The Commission on Presidential Debates caused a firestorm last week when it canceled the second presidential debate. The now-axed, 90-minute debate would have taken place this Thursday, October 15.
Americans should know that the debate commission terminated the planned event after President Trump stated that he wouldn’t compete in a virtual debate. The president dismissed such a debate format as “ridiculous,” stating that it’s simply not the proper way.
The debate commission’s decision to have the second debate occur virtually happened after the president tested positive for coronavirus. However, Trump has since received medical approval for public engagements and a note from White House physician Sean Conley, affirming that Trump doesn’t pose a COVID-19 transmission risk.
Even in light of these developments, the Commission on Presidential Debates has declined to re-schedule a second, in-person contest between Trump and Biden.
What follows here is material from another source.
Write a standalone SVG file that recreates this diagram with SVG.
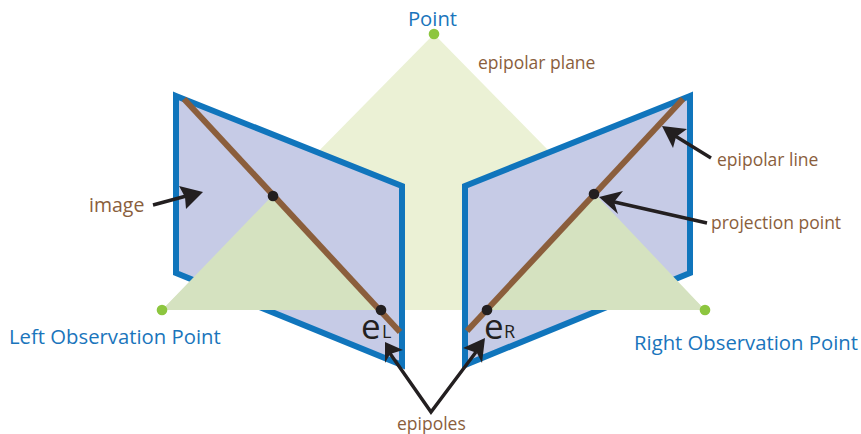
<svg xmlns="http://www.w3.org/2000/svg" width="861" height="434" viewBox="0 0 861 434">
<style>
text{font-family:"Open Sans","Noto Sans","Liberation Sans",sans-serif}
.b{fill:#1a75bc;font-size:20.3px}
.n{fill:#8a5e3c;font-size:17.5px}
.k{fill:#231f20}
.e{font-size:35px}
.s{font-size:18px}
.panel{fill:#c6cbe6;stroke:#1075bc;stroke-width:6;stroke-miterlimit:10}
.line{stroke:#8b5e3c;stroke-width:6;fill:none}
.ar{stroke:#231f20;stroke-width:3.4;fill:none}
.dot{fill:#231f20}
.obs{fill:#8dc63f}
</style>
<rect width="861" height="434" fill="#fff"/>
<g id="plane"><polygon points="434,34 162,310 705,310" fill="#ebf1d5"/></g>
<g id="left-image"><polygon class="panel" points="176,96 402,186 402,365 176,273"/></g>
<g id="right-image"><polygon class="panel" points="690,96 465,186 465,365 690,273"/></g>
<g id="left-ray"><polygon points="273,195 162,310 381,310" fill="#d5e2c0"/></g>
<g id="right-ray"><polygon points="594,193 487,310 705,310" fill="#d5e2c0"/></g>
<g id="left-epipolar-line"><line class="line" x1="184" y1="99" x2="400" y2="332"/></g>
<g id="right-epipolar-line"><line class="line" x1="683" y1="99" x2="467" y2="331"/></g>
<g id="point"><circle class="obs" cx="434" cy="34" r="5.300"/><text class="b" x="432.500" y="26" text-anchor="middle">Point</text></g>
<g id="left-observation"><circle class="obs" cx="162" cy="310" r="5.300"/><text class="b" x="9" y="344">Left Observation Point</text></g>
<g id="right-observation"><circle class="obs" cx="705" cy="310" r="5.300"/><text class="b" x="634" y="350">Right Observation Point</text></g>
<g id="projection-dots"><circle class="dot" cx="273" cy="196" r="5.300"/><circle class="dot" cx="594" cy="194" r="5.300"/><circle class="dot" cx="381" cy="310" r="5.300"/><circle class="dot" cx="487" cy="310" r="5.300"/></g>
<g id="labels">
<text class="n" x="478" y="69">epipolar plane</text>
<text class="n" x="89" y="212" style="font-size:19.500px">image</text>
<text class="n" x="717" y="166">epipolar line</text>
<text class="n" x="711" y="229">projection point</text>
<text class="n" x="397" y="430">epipoles</text>
<text class="k e" x="361" y="339">e</text><text class="k s" x="382" y="338">L</text>
<text class="k e" x="484" y="339">e</text><text class="k s" x="504" y="338">R</text>
</g>
<g id="connectors">
<line class="ar" x1="153" y1="205" x2="190" y2="195"/><polygon class="dot" points="203,192 179,186 185,197 186,209"/>
<line class="ar" x1="711" y1="158" x2="672" y2="134"/><polygon class="dot" points="662,126 687,129 676,137 673,148"/>
<line class="ar" x1="707" y1="223" x2="610" y2="201"/><polygon class="dot" points="599,197 623,191 614,202 618,214"/>
<polyline class="ar" points="389,352 431,412 476,352"/>
<polygon class="dot" points="385,342 403,350 390,354 385,363"/>
<polygon class="dot" points="485,338 463,348 477,353 482,363"/>
</g>
</svg>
Therefore, the debate commission is now receiving backlash from Republicans and conservatives who support the president.
Conservative backlash against the Debate Commission
Criticism towards the Commission on Presidential Debates centers around a very clear belief: the decision to first virtualize and then subsequently cancel the second presidential debate is rooted in bias towards Biden.
After the debate commission’s cancellation, former Republican Sen. Bob Dole came out and stated that not a single member of the commission supports President Trump. On Sunday, RNC chairwoman Ronna McDaniel shared her own concerns about the Commission on Presidential Debates.
McDaniel ultimately criticized the debate commission for “unilaterally” terminating the October 15 debate. The RNC chairwoman then went on to note that the Commission on Presidential Debates never once consulted the presidential candidates before nixing the second contest.
Finally, McDaniel asserted that the debate commission is in the “pocket of Joe Biden” and wrong for blocking the second Trump vs. Biden debate.
Moving forward in the 2020 election
The second presidential debate may be off the table but this is not slowing down the president’s re-election campaign by any means.
This week, Trump is set to appear in Florida, Iowa, and Pennsylvania. During these stops, the commander-in-chief will rally with supporters. These rallies will furthermore mark Trump’s return to the campaign trails since recovering from coronavirus.
Whether another presidential debate will or will not happen on October 22 as planned, is currently in the air.